Challenge
Type out the data exactly as given. Skip any image.

Dataset content
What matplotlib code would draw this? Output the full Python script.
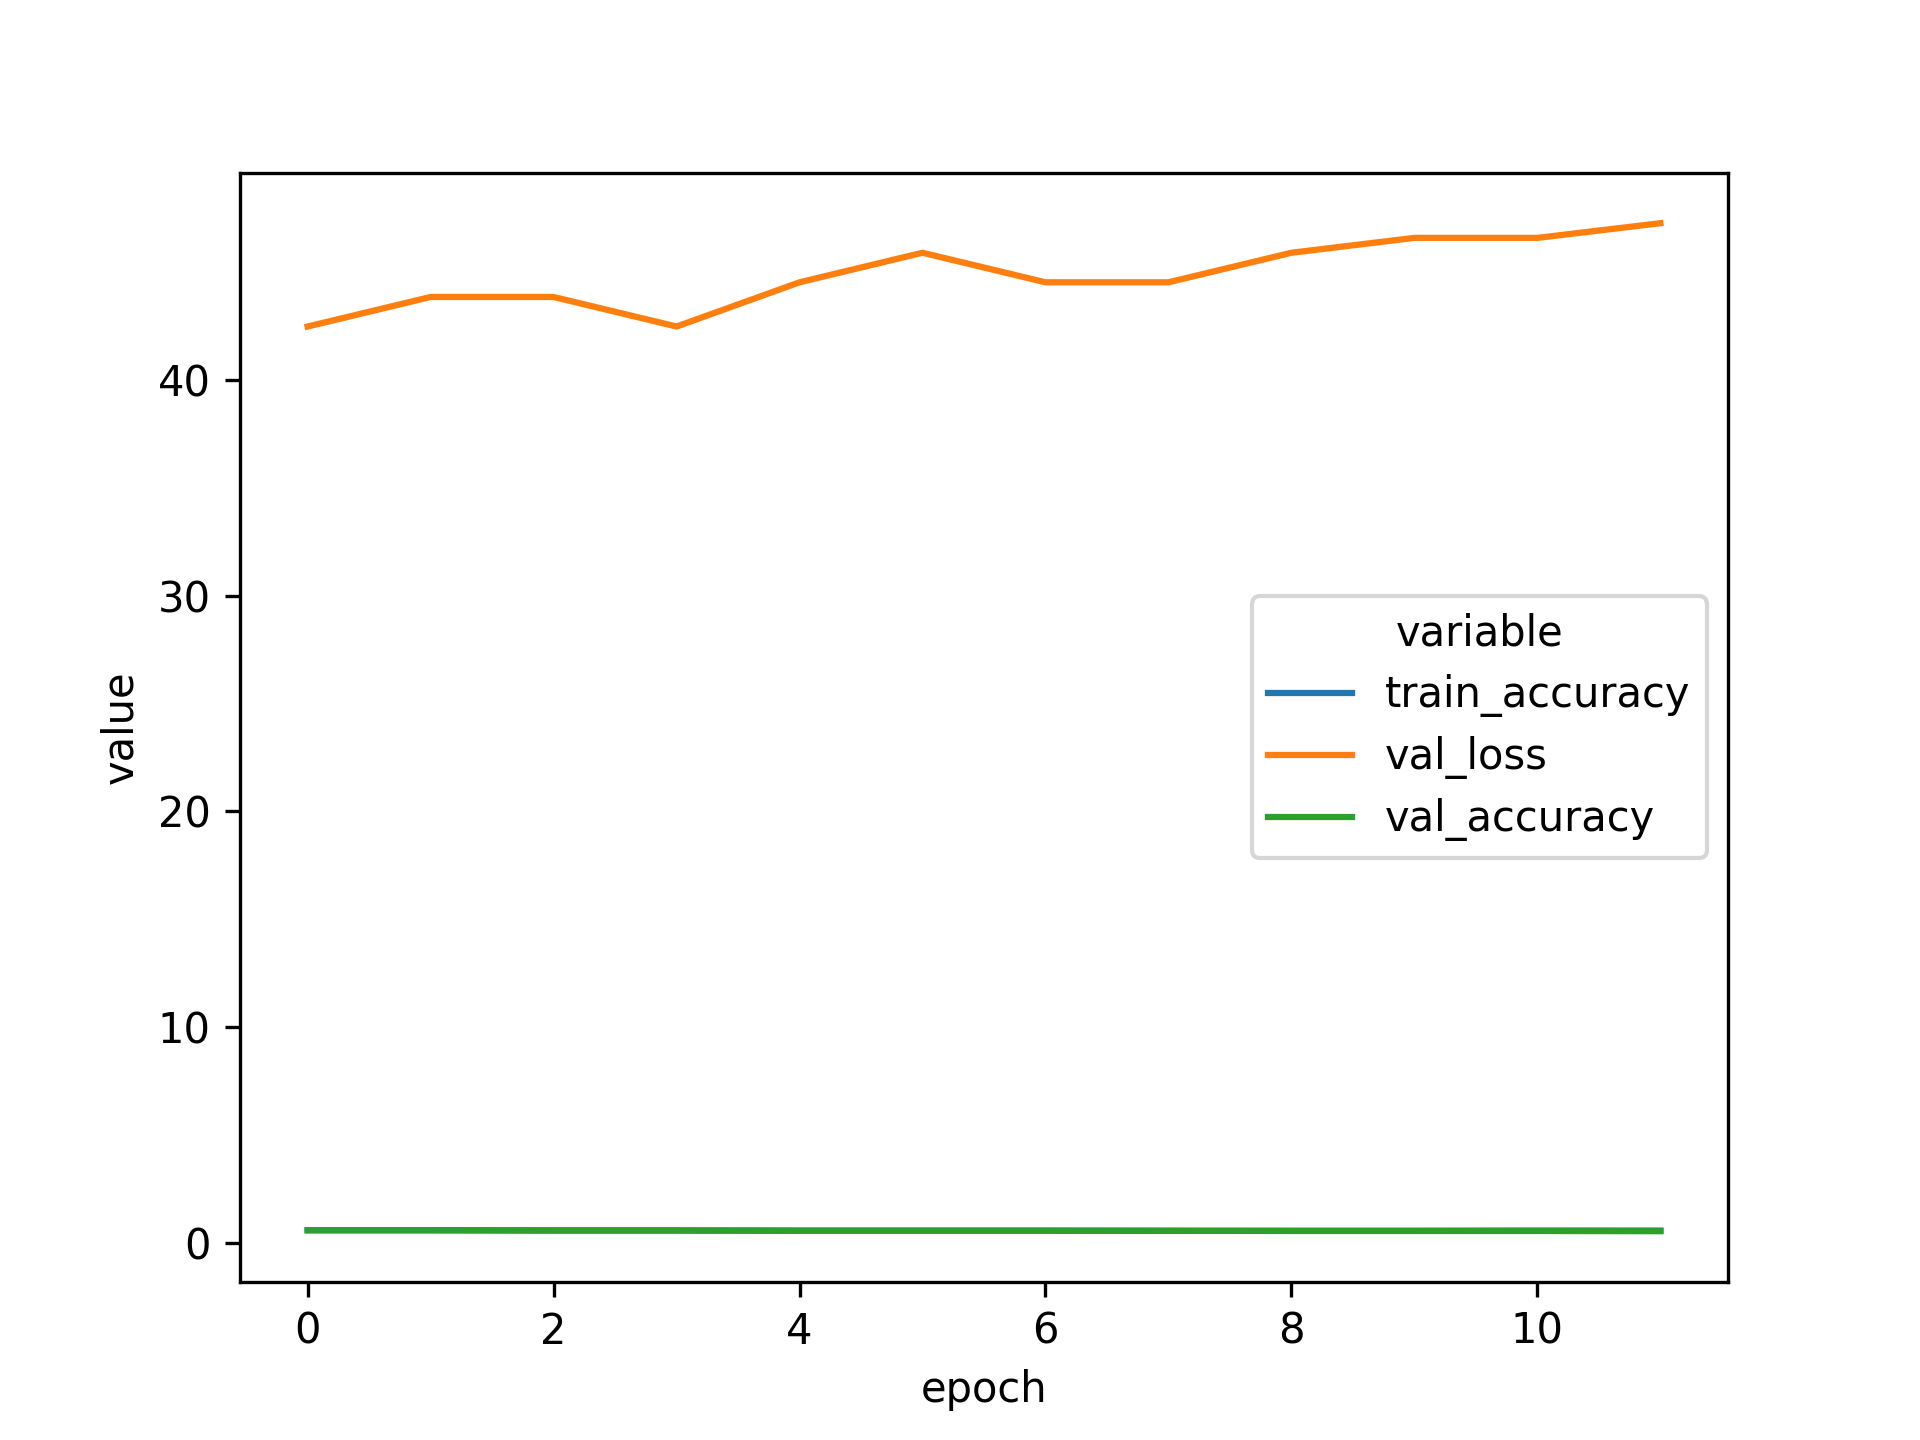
import pandas as pd
import seaborn as sns
import matplotlib
matplotlib.use('Agg')
import matplotlib.pyplot as plt

epochs = list(range(12))
train_accuracy = [0.57, 0.57, 0.56, 0.56, 0.55, 0.55, 0.55, 0.55, 0.55, 0.55, 0.56, 0.56]
val_loss = [42.47, 43.84, 43.84, 42.47, 44.52, 45.89, 44.52, 44.52, 45.89, 46.58, 46.58, 47.26]
val_accuracy = [0.58, 0.58, 0.57, 0.57, 0.56, 0.56, 0.56, 0.55, 0.54, 0.54, 0.54, 0.53]

df = pd.DataFrame({'epoch': epochs,
                   'train_accuracy': train_accuracy,
                   'val_loss': val_loss,
                   'val_accuracy': val_accuracy})
melted = df.melt(id_vars='epoch', value_vars=['train_accuracy', 'val_loss', 'val_accuracy'])

plt.rcParams['legend.labelspacing'] = 0.46
fig = plt.figure(figsize=(6.4, 4.8), dpi=300)
sns.lineplot(data=melted, x='epoch', y='value', hue='variable')
plt.savefig('out.png', dpi=300)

Response
What matplotlib code would draw this? Output the full Python script.
import pandas as pd
import seaborn as sns
import matplotlib
matplotlib.use('Agg')
import matplotlib.pyplot as plt

epochs = list(range(12))
train_accuracy = [0.57, 0.57, 0.56, 0.56, 0.55, 0.55, 0.55, 0.55, 0.55, 0.55, 0.56, 0.56]
val_loss = [42.47, 43.84, 43.84, 42.47, 44.52, 45.89, 44.52, 44.52, 45.89, 46.58, 46.58, 47.26]
val_accuracy = [0.58, 0.58, 0.57, 0.57, 0.56, 0.56, 0.56, 0.55, 0.54, 0.54, 0.54, 0.53]

df = pd.DataFrame({'epoch': epochs,
                   'train_accuracy': train_accuracy,
                   'val_loss': val_loss,
                   'val_accuracy': val_accuracy})
melted = df.melt(id_vars='epoch', value_vars=['train_accuracy', 'val_loss', 'val_accuracy'])

plt.rcParams['legend.labelspacing'] = 0.46
fig = plt.figure(figsize=(6.4, 4.8), dpi=300)
sns.lineplot(data=melted, x='epoch', y='value', hue='variable')
plt.savefig('out.png', dpi=300)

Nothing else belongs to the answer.